# TASK REQUIREMENTS
Give every line again exactly as it appears, please, but not the pictures.

# DATASET SECTION

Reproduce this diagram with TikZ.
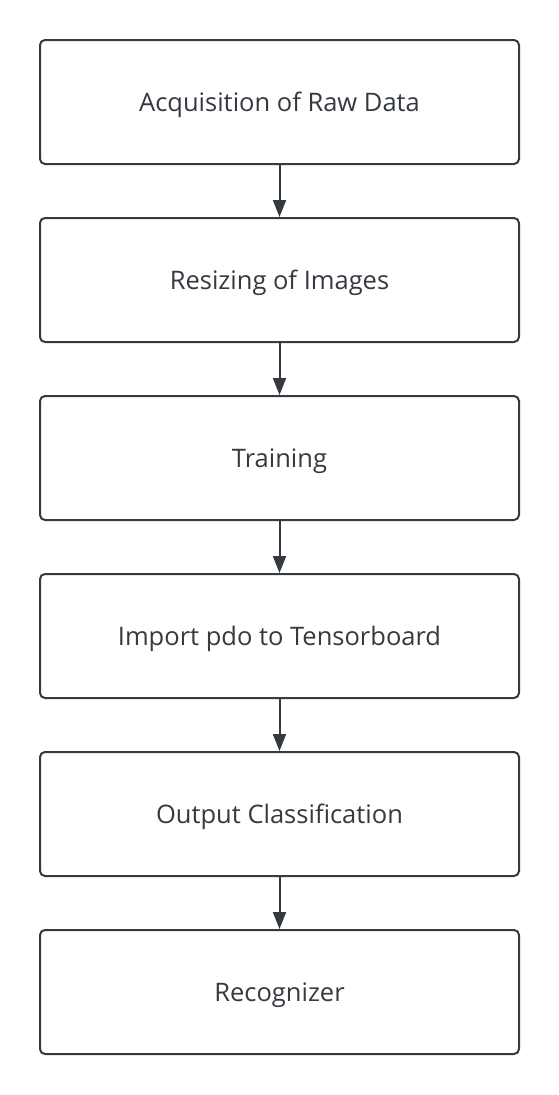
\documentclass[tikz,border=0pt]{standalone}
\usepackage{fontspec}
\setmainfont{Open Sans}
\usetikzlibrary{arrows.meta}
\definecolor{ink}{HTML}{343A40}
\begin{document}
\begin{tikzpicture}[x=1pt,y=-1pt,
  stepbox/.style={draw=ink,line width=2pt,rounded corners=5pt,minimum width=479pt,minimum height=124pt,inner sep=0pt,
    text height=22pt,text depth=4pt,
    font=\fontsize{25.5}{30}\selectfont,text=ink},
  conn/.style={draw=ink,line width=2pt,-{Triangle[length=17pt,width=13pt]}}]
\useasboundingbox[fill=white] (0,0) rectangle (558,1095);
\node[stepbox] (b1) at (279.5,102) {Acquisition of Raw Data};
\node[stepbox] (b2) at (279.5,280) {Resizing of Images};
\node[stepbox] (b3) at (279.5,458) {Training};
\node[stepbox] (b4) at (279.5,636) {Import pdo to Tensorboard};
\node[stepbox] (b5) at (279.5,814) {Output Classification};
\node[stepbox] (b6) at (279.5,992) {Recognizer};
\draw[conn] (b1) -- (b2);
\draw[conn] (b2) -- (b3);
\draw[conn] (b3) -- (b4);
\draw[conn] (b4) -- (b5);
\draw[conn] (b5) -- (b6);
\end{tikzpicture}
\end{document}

# RESPONSE TO THIS TASK
Reproduce this diagram with TikZ.
\documentclass[tikz,border=0pt]{standalone}
\usepackage{fontspec}
\setmainfont{Open Sans}
\usetikzlibrary{arrows.meta}
\definecolor{ink}{HTML}{343A40}
\begin{document}
\begin{tikzpicture}[x=1pt,y=-1pt,
  stepbox/.style={draw=ink,line width=2pt,rounded corners=5pt,minimum width=479pt,minimum height=124pt,inner sep=0pt,
    text height=22pt,text depth=4pt,
    font=\fontsize{25.5}{30}\selectfont,text=ink},
  conn/.style={draw=ink,line width=2pt,-{Triangle[length=17pt,width=13pt]}}]
\useasboundingbox[fill=white] (0,0) rectangle (558,1095);
\node[stepbox] (b1) at (279.5,102) {Acquisition of Raw Data};
\node[stepbox] (b2) at (279.5,280) {Resizing of Images};
\node[stepbox] (b3) at (279.5,458) {Training};
\node[stepbox] (b4) at (279.5,636) {Import pdo to Tensorboard};
\node[stepbox] (b5) at (279.5,814) {Output Classification};
\node[stepbox] (b6) at (279.5,992) {Recognizer};
\draw[conn] (b1) -- (b2);
\draw[conn] (b2) -- (b3);
\draw[conn] (b3) -- (b4);
\draw[conn] (b4) -- (b5);
\draw[conn] (b5) -- (b6);
\end{tikzpicture}
\end{document}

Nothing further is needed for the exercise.